Les cartes postales patriotiques sont les plus sournois instruments de propagande. Diffusées en quantités phénoménales, elles pénètrent dans tous les foyers français pour y distiller une histoire falsifiée de l’Alsace.
La correspondance au dos des cartes postales de propagande est banale : courrier à la fiancée, à l’épouse à la famille, ou aux copains. Dans ma collection, une seule carte, envoyée en Dordogne, représentant une salle de classe alsacienne imaginaire, fait mention à la guerre : « Il faut espérer cette année nous serons débarrassés de ces sales boches ».
Idem, durant l’occupation militaire française, les Poilus parlent de leur vie et font de rares commentaires sur la région. L’un a envoyé une carte de Dammerkirch sur laquelle il fait remarquer la présence d’un drapeau alsacien Rot un Wiss, l’autre se plaint « Les gonsésses, elle comprenne le français comme une Vache espagnol ».
Contrairement à la majorité des cartes postales, celles de propagande sont colorisées et donc plus attractives.
La caricature d’Alsacienne fantaisiste inventée par Jean-Jacques Waltz, dit Hansi, passe pour vérité historique, de nombreux dessinateurs, peintres et photographes qui n’ont jamais franchi la frontière franco-allemande s’en sont inspirés. Certaines cartes présentent une Alsacienne et une Lorraine main dans la main. Rencontres improbables, souvent à part les coiffes, les costumes sont similaires.

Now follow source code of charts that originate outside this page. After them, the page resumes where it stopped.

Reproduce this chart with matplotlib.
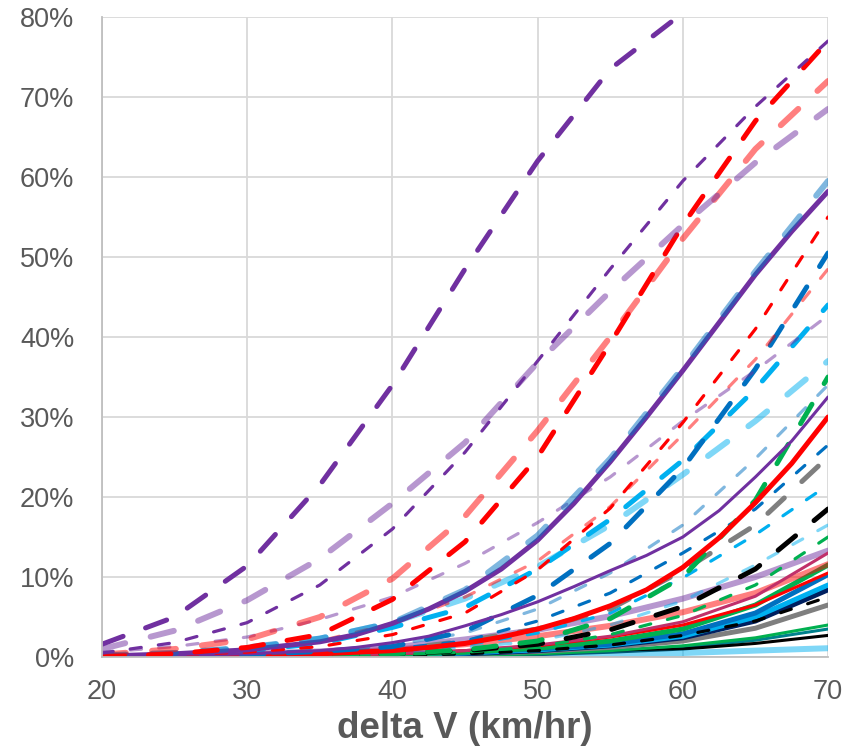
import matplotlib
matplotlib.use("Agg")
import matplotlib.pyplot as plt
from matplotlib.ticker import MultipleLocator, PercentFormatter

# delta V (km/hr) at which the curves were read
dv = [20, 25, 30, 35, 40, 45, 50, 55, 60, 65, 70]
# denser reading for the solid curves where kinks would show
dv_fine = [20, 25, 30, 35, 37.5, 40, 42.5, 45, 47.5, 50, 52.5, 55,
           57.5, 60, 62.5, 65, 67.5, 70]

# risk in %
purple_ld = [1.6, 5, 11.4, 21.5, 34, 48.5, 62, 73.5, 80.5, 86, 90]
purple_ld_a = [1, 3.3, 7.1, 12.3, 19.2, 26.8, 36.8, 45.7, 54, 61.8, 68.5]
purple_sd = [0.5, 1.8, 4.3, 9, 16, 25.6, 37, 48.5, 59.5, 68.8, 77]
purple_sd_a = [0.6, 1.3, 2.5, 4.7, 7.5, 11.7, 16.8, 22.5, 29.5, 35.8, 42.7]
purple_s = [0.1, 0.4, 0.9, 1.9, 2.8, 4.2, 6, 8.2, 11, 14.6, 19.2, 24.4,
            30, 35.8, 41.8, 47.8, 53.2, 58.2]
purple_t = [0, 0.2, 0.4, 0.8, 1.2, 1.8, 2.6, 3.9, 5.3, 6.9, 8.8, 10.8,
            12.7, 15, 18.3, 22.5, 27, 32.5]
purple_s_a = [0.1, 0.2, 0.4, 0.7, 1.2, 2.2, 3.4, 5.1, 7.3, 10, 13.3]

red_ld = [0, 0.4, 1.2, 2.8, 7.2, 14.4, 25, 39.2, 54, 67, 77]
red_ld_a = [0.3, 1, 2.2, 5, 9.8, 17.6, 28.3, 40, 52.3, 63.5, 72]
red_sd = [0, 0.3, 0.6, 1.3, 2.8, 5.5, 10.9, 18.6, 29.3, 41, 55]
red_sd_a = [0, 0.4, 0.9, 2, 4.2, 7.5, 12, 18.8, 27.8, 37.2, 48.5]
red_s = [0, 0.1, 0.2, 0.4, 0.6, 0.8, 1.2, 1.7, 2.5, 3.5, 4.8, 6.4,
         8.4, 11.2, 14.9, 19.3, 24.2, 30]
red_s_a = [0, 0.1, 0.3, 0.5, 0.9, 1.6, 2.6, 3.9, 5.6, 8, 11.6]
red_t = [0, 0, 0.1, 0.2, 0.4, 0.8, 1.4, 2.5, 4, 6.5, 10.5]

blue_ld = [0, 0.1, 0.3, 0.7, 1.3, 3.2, 7.7, 14.2, 23.6, 36, 50.5]
blue_ld_a = [0.2, 0.5, 1.2, 2.3, 4.3, 8.4, 15.2, 24.8, 36.2, 48.2, 59.5]
blue_sd = [0, 0.1, 0.2, 0.5, 1, 2, 4.5, 8, 13, 18.5, 26.5]
blue_sd_a = [0, 0.1, 0.3, 0.7, 1.5, 3, 6, 10.5, 16.5, 24.8, 34]
blue_s = [0, 0, 0.1, 0.2, 0.3, 0.6, 1, 1.6, 2.9, 5.5, 10.3]

cyan_ld = [0.1, 0.3, 0.8, 1.7, 3.7, 6.2, 11, 17.2, 24.6, 33.5, 44]
cyan_ld_a = [0.2, 0.5, 1.1, 2.3, 4.3, 7.3, 11.3, 16.5, 22.8, 29.5, 37]
cyan_sd = [0, 0.1, 0.2, 0.4, 0.7, 1.5, 3, 5.5, 9.9, 15.3, 21.5]
cyan_sd_a = [0, 0, 0.1, 0.3, 0.6, 1.2, 2, 4, 7, 11.5, 16.5]
cyan_s = [0, 0, 0.1, 0.1, 0.3, 0.5, 0.9, 1.5, 2.6, 5, 9]
cyan_s_a = [0, 0, 0, 0, 0.1, 0.1, 0.2, 0.3, 0.5, 0.8, 1.1]

green_ld = [0, 0, 0.1, 0.2, 0.4, 0.9, 2, 4.8, 10, 19.6, 35]
green_sd = [0, 0, 0, 0.1, 0.3, 0.6, 1.3, 2.8, 5.2, 9, 15]
green_s = [0, 0, 0.1, 0.2, 0.3, 0.6, 1.1, 2, 3.5, 6.5, 11.5]
green_t = [0, 0, 0, 0.1, 0.1, 0.2, 0.4, 0.8, 1.4, 2.4, 4]

gray_ld = [0, 0.1, 0.2, 0.4, 0.9, 2, 3.5, 6, 10.8, 16.5, 25]
gray_s = [0, 0, 0, 0.1, 0.2, 0.4, 0.7, 1.2, 2, 3.6, 6.5]

black_ld = [0, 0, 0.1, 0.2, 0.4, 0.8, 1.6, 3.4, 6.3, 11, 18.5]
black_sd = [0, 0, 0.1, 0.1, 0.2, 0.4, 0.8, 1.5, 2.7, 4.5, 7.5]
black_t = [0, 0, 0, 0, 0.1, 0.2, 0.3, 0.6, 1, 1.7, 2.7]

navy_s = [0, 0, 0, 0.1, 0.2, 0.4, 0.8, 1.4, 2.4, 4.5, 8.4]
crimson_t = [0, 0, 0.1, 0.2, 0.4, 0.8, 1.5, 2.6, 4.4, 7.6, 13]
teal_t = [0, 0, 0, 0.1, 0.1, 0.2, 0.4, 0.7, 1.2, 2.1, 3.5]

PURPLE, RED, BLUE, CYAN = "#7030A0", "#FF0000", "#0070C0", "#00B0F0"
GREEN, GRAY, BLACK = "#00B050", "#7F7F7F", "#000000"

# line kinds: (linewidth pt, dash pattern in lw units or None, alpha)
KINDS = {
    "LD": (3.6, (4.5, 4.8), 1.0),
    "LDa": (4.3, (4.0, 4.4), 0.5),
    "SD": (2.3, (3.5, 5.4), 1.0),
    "SDa": (2.3, (3.5, 5.4), 0.5),
    "S": (3.6, None, 1.0),
    "Sa": (4.3, None, 0.5),
    "T": (2.2, None, 1.0),
}

series = [
    (dv, teal_t, "#00808C", "T"),
    (dv, black_t, BLACK, "T"),
    (dv, cyan_s_a, CYAN, "Sa"),
    (dv, green_t, GREEN, "T"),
    (dv, gray_s, GRAY, "S"),
    (dv, navy_s, "#002060", "S"),
    (dv, cyan_s, CYAN, "S"),
    (dv, blue_s, BLUE, "S"),
    (dv, green_s, GREEN, "S"),
    (dv, black_sd, BLACK, "SD"),
    (dv, red_t, RED, "T"),
    (dv, red_s_a, RED, "Sa"),
    (dv, purple_s_a, PURPLE, "Sa"),
    (dv, crimson_t, "#C0306A", "T"),
    (dv, green_sd, GREEN, "SD"),
    (dv, cyan_sd_a, CYAN, "SDa"),
    (dv, black_ld, BLACK, "LD"),
    (dv, cyan_sd, CYAN, "SD"),
    (dv, gray_ld, GRAY, "LD"),
    (dv, blue_sd, BLUE, "SD"),
    (dv, green_ld, GREEN, "LD"),
    (dv_fine, red_s, RED, "S"),
    (dv, blue_sd_a, BLUE, "SDa"),
    (dv, cyan_ld_a, CYAN, "LDa"),
    (dv, cyan_ld, CYAN, "LD"),
    (dv, blue_ld, BLUE, "LD"),
    (dv_fine, purple_t, PURPLE, "T"),
    (dv, purple_sd_a, PURPLE, "SDa"),
    (dv, red_sd_a, RED, "SDa"),
    (dv, red_sd, RED, "SD"),
    (dv_fine, purple_s, PURPLE, "S"),
    (dv, blue_ld_a, BLUE, "LDa"),
    (dv, red_ld_a, RED, "LDa"),
    (dv, red_ld, RED, "LD"),
    (dv, purple_sd, PURPLE, "SD"),
    (dv, purple_ld_a, PURPLE, "LDa"),
    (dv, purple_ld, PURPLE, "LD"),
]

plt.rcParams["font.family"] = ["Liberation Sans", "DejaVu Sans"]
TXT = "#595959"

fig = plt.figure(figsize=(8.53, 7.49), dpi=100)
ax = fig.add_axes([0.1196, 0.1228, 0.8511, 0.8545])

for x, y, color, kind in series:
    lw, dash, alpha = KINDS[kind]
    if dash is None:
        ax.plot(x, y, color=color, lw=lw, alpha=alpha,
                solid_capstyle="round", solid_joinstyle="round")
    else:
        ax.plot(x, y, color=color, lw=lw, alpha=alpha,
                linestyle=(0, dash), dash_capstyle="round",
                dash_joinstyle="round")

ax.set_xlim(20, 70)
ax.set_ylim(0, 80)
ax.xaxis.set_major_locator(MultipleLocator(10))
ax.yaxis.set_major_locator(MultipleLocator(10))
ax.yaxis.set_major_formatter(PercentFormatter(100, decimals=0))
ax.grid(True, color="#D9D9D9", lw=1.3, zorder=0)
ax.set_axisbelow(True)

for side in ("top", "right"):
    ax.spines[side].set_visible(False)
for side in ("left", "bottom"):
    ax.spines[side].set_color("#BFBFBF")
    ax.spines[side].set_linewidth(1.3)

ax.tick_params(length=0, labelsize=19.5, labelcolor=TXT)
ax.tick_params(axis="x", pad=16)
ax.tick_params(axis="y", pad=20)
ax.set_xlabel("delta V (km/hr)", fontsize=26.5, fontweight="bold",
              color=TXT, labelpad=4)

fig.savefig("out.png", dpi=100)
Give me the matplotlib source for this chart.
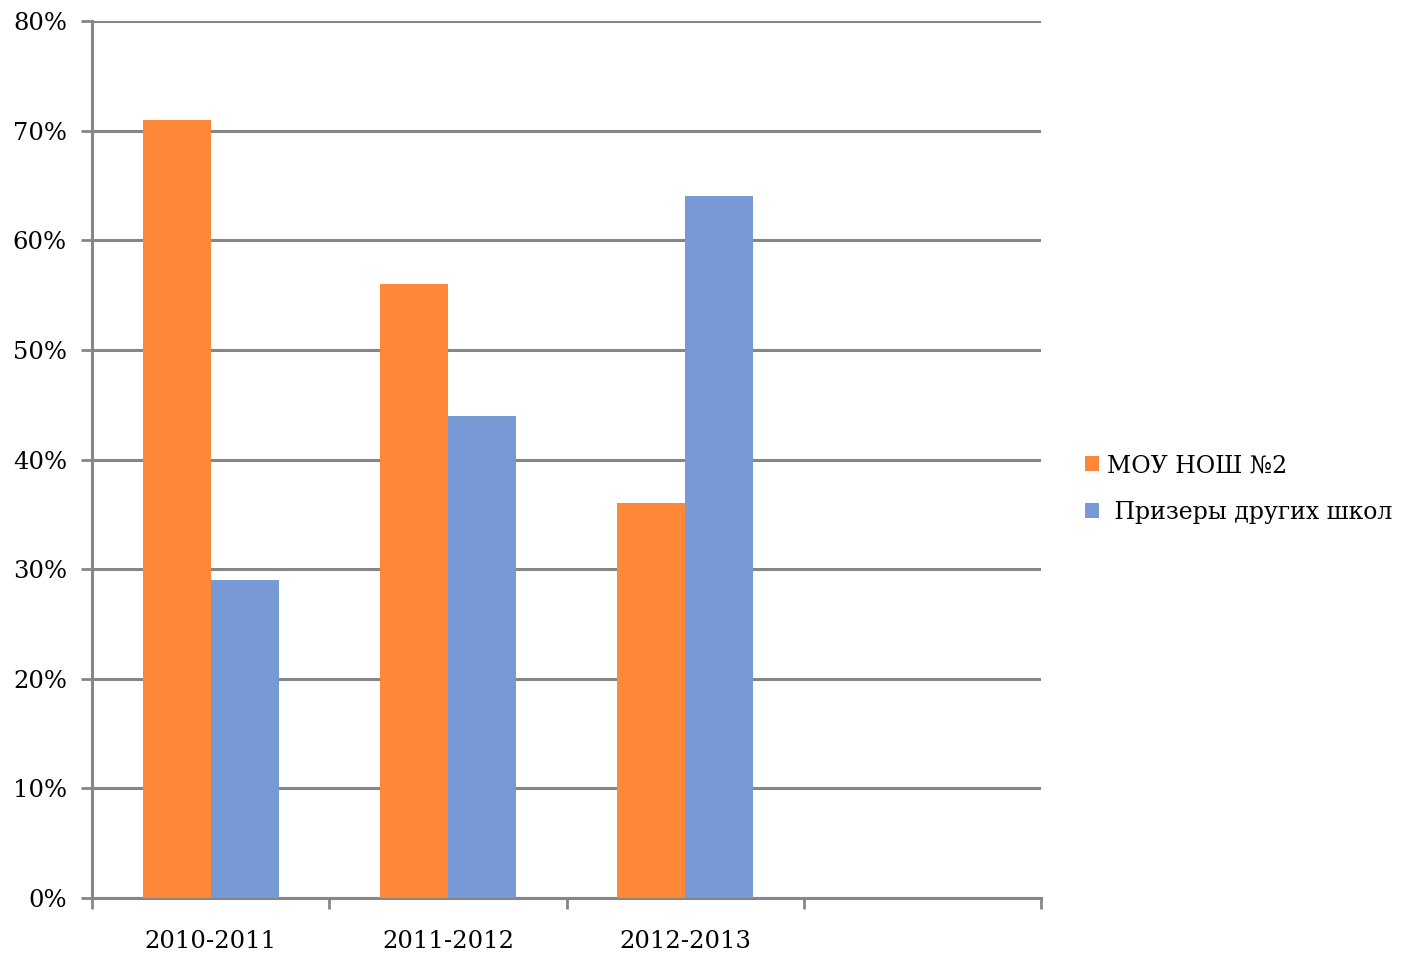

Les habits alsaciens vont du meilleur au pire, les plus riches sont loués chez des costumiers, les pires sont de ridicules bricolages.
À cause de la propagande de nombreux Français étaient persuadés que les Alsaciens étaient francophones, détestaient les Allemands et portaient tous les jours l’habit traditionnel orné d’une cocarde bleu-blanc-rouge, quand ce n’est pas une coiffe tricolore.
Les mêmes thèmes de propagande tournent en boucle et se combinent : Poilus protecteurs, drapeaux tricolores, poteaux-frontière renversés, Alsaciennes et Lorraines pleurnichardes, professions de foi de femmes en costumes fantaisistes, minuscules Alsaciennes auprès d’une Marianne géante ou d’un faux Joffre.
Durant la guerre de 1914/18, le service de propagande créé de nombreuses cartes en Alsace occupée, certaines bilingues, destinées à faire croire aux Français et à leurs alliés que les Alsaciens sont ravis de redevenir français… même ceux nés allemands.
Plusieurs photographes parisiens créent dans leur atelier, une salle de classe dans laquelle posent un faux instituteur-poilu et quelques enfants accoutrés de ridicules costumes alsaciens. À leur arrivée en 1918, les poilus seront déçus de constater que les Alsaciennes s’habillent comme tout le monde et ne comprennent pas le français.